This is a collaborative post
Becoming a parent for the first time is the most magical thing in the word, however, it can be the most overwhelming feeling at the same time. You wait so long to meet your little bundle of joy that you feel ready to meet them, then when they arrive a combination of hormones and emotions can be a little too much and everything you thought you were ready for can become very daunting.
There are lots of tips for new parents and in this post, I am going to share a few things that I found helped me out through the new journey. Everyone’s journey is different and what may work for me, might not be what works for you. It is all about finding your own ways to approach the changes that you have.
- Trust your instincts – Sometimes you may feel that something is not quite right, get it checked out. Don’t sit back and think you are just overthinking something. If you are breastfeeding for example but feel like it’s not quite working, reach out to someone for help and advise.
- Don’t be afraid to ask for help – There is no shame in asking for help, whether it be just for someone to help look after your new baby whilst you have a shower or for someone to pick you up some milk so you can have a cup of tea. Reach out to someone, it is important to know that you can do so.
- Get prepared – Having a newborn baby is hard work, there will be sleep deprivation, recovery from the birth and so much more just find that time is not something you have. One thing you can do in the final weeks pre-baby is starting getting yourself prepared, bulk cook some meals and pop them in the freezer ready for easier evenings when the baby arrives. Take time out to declutter anything you no longer need, one less thing to worry about later,
- Accept things won’t be the same again – If your house used to be spotless before children, now is the time to accept it won’t be going forward! With shortness of time and energy, especially in those first few weeks, it is important to prioritise where to start. I remember the first few weeks after having Kayleigh, both Daddy Vs Work and I really struggled to find a new routine. Sleep deprivation kicked in and it was tough. Work out what needs to be done when and then share the load. You can always clean your home round naps and other things, it’s not essential, however, having clean clothes is! So if it means the only thing you do is get a wash on for the day, then that is a great achievement. I put far too much pressure on myself to try and make our house look “respectable” when we had visitors after having our first. The reality was people were not interested in the state of our home at all. Aroma Care has some great tips on how to clean your home after you’ve had children.

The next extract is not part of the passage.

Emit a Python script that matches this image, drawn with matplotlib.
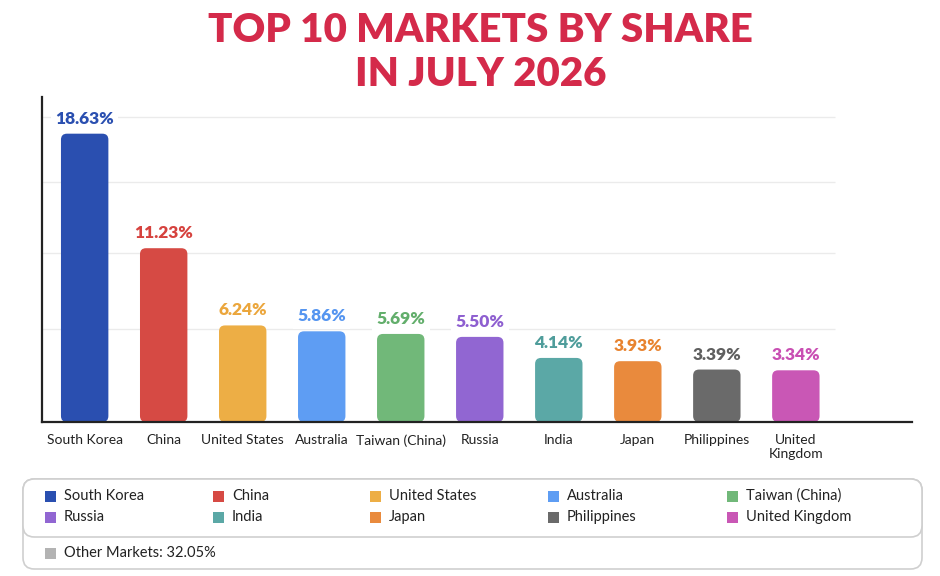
import matplotlib
matplotlib.use("Agg")
import matplotlib.pyplot as plt
from matplotlib.patches import FancyBboxPatch, Rectangle

markets = ["South Korea", "China", "United States", "Australia", "Taiwan (China)",
           "Russia", "India", "Japan", "Philippines", "United Kingdom"]
tick_labels = ["South Korea", "China", "United States", "Australia", "Taiwan (China)",
               "Russia", "India", "Japan", "Philippines", "United\nKingdom"]
shares = [18.63, 11.23, 6.24, 5.86, 5.69, 5.50, 4.14, 3.93, 3.39, 3.34]
colors = ["#2a4fb0", "#d64a44", "#edae45", "#5e9df3", "#71b879",
          "#9166d2", "#5ba8a6", "#e98a3d", "#6a6a6a", "#c957b5"]
label_colors = ["#2a4fb0", "#d6423e", "#eba63c", "#5595f0", "#62ae6b",
                "#8e5fd0", "#4f9d9b", "#e8832f", "#5f5f5f", "#c94fb3"]
other_share = 32.05
other_color = "#b3b3b3"
grid_levels = [6.0, 10.9, 15.5, 19.7]

W, H = 940, 576
fig = plt.figure(figsize=(W / 100, H / 100), dpi=100)
fig.patch.set_facecolor("white")

sans = ["Lato", "DejaVu Sans"]

# title
fig.text(0.511, 1 - 30 / H, "TOP 10 MARKETS BY SHARE", ha="center", va="center",
         fontsize=29, fontweight="heavy", family=sans, color="#d42a4a")
fig.text(0.511, 1 - 74 / H, "IN JULY 2026", ha="center", va="center",
         fontsize=29, fontweight="heavy", family=sans, color="#d42a4a")

ax = fig.add_axes([42 / W, 1 - 422 / H, 870 / W, 325 / H])
x = list(range(len(markets)))
ax.set_xlim(-0.54, 10.47)
ax.set_ylim(0, 21)

# pixel size of one data unit, to keep corners round
p0 = ax.transData.transform((0, 0))
p1 = ax.transData.transform((1, 1))
ux, uy = p1[0] - p0[0], p1[1] - p0[1]
r_px = 6
rx = r_px / ux
aspect = (r_px / uy) / rx

bar_w = 0.6
ax.hlines(grid_levels, -0.54, 9.5, color="#ebebeb", lw=1, zorder=0)
for xi, v, c, lc in zip(x, shares, colors, label_colors):
    ax.add_patch(FancyBboxPatch((xi - bar_w / 2, 0), bar_w, v,
                                boxstyle=f"round,pad=0,rounding_size={rx}",
                                mutation_aspect=aspect, fc=c, ec="none", zorder=2))
    ax.annotate(f"{v:.2f}%", (xi, v), xytext=(0, 5), textcoords="offset points",
                ha="center", va="bottom", fontsize=12.5, fontweight="heavy",
                family=sans, color=lc, zorder=3,
                bbox=dict(boxstyle="square,pad=0.25", fc="white", ec="none"))

for s in ["top", "right"]:
    ax.spines[s].set_visible(False)
ax.spines["left"].set_linewidth(1.6)
ax.spines["bottom"].set_linewidth(1.6)
ax.spines["left"].set_color("#222222")
ax.spines["bottom"].set_color("#222222")
ax.set_yticks([])
ax.set_xticks(x)
ax.set_xticklabels(tick_labels, fontsize=10, family=sans, color="#222222",
                   linespacing=1.15, va="top")
ax.tick_params(axis="x", length=0, pad=9)


def fx(px):
    return px / W


def fy(py):
    return 1 - py / H


# legend boxes
outer = FancyBboxPatch((fx(23), fy(569)), fx(922) - fx(23), fy(479) - fy(569),
                       boxstyle="round,pad=0,rounding_size=0.012", transform=fig.transFigure,
                       fc="white", ec="#cfcfcf", lw=1.2, mutation_aspect=W / H)
inner = FancyBboxPatch((fx(23), fy(537)), fx(922) - fx(23), fy(479) - fy(537),
                       boxstyle="round,pad=0,rounding_size=0.012", transform=fig.transFigure,
                       fc="white", ec="#cfcfcf", lw=1.2, mutation_aspect=W / H)
fig.patches.extend([outer, inner])

col_x = [45, 213, 370, 548, 727]
row_y = [496, 517]
sq = 11
for i, (name, c) in enumerate(zip(markets, colors)):
    cx = col_x[i % 5]
    cy = row_y[i // 5]
    fig.patches.append(Rectangle((fx(cx), fy(cy + sq / 2)), sq / W, sq / H,
                                 transform=fig.transFigure, fc=c, ec="none"))
    fig.text(fx(cx + 19), fy(cy), name, ha="left", va="center", fontsize=10.5,
             family=sans, color="#222222")

fig.patches.append(Rectangle((fx(45), fy(553 + sq / 2)), sq / W, sq / H,
                             transform=fig.transFigure, fc=other_color, ec="none"))
fig.text(fx(64), fy(553), f"Other Markets: {other_share:.2f}%", ha="left", va="center",
         fontsize=10.5, family=sans, color="#222222")

fig.savefig("out.png", dpi=100, facecolor="white")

Looking back I wish I had taken a little of the pressure off myself, cleaned a little as I went along so as I was sorting the bottles out, I could have cleaned down the kitchen side. Whilst Kayleigh was happily lying in her Moses basket I could have just quickly dusted down the house around the time. Instead, I spent ages whilst sleep-deprived trying to make my house look like I didn’t have a baby and I was not sleep deprived when none of that really mattered! All it was doing was adding to my own stress levels.
You are about to embark on this most amazing journey, don’t let things that are completely irrelevant take away from the amazing time you are about to have. After all, it wont be long until you are where we are in our journey and finding out way through the pre-teen years!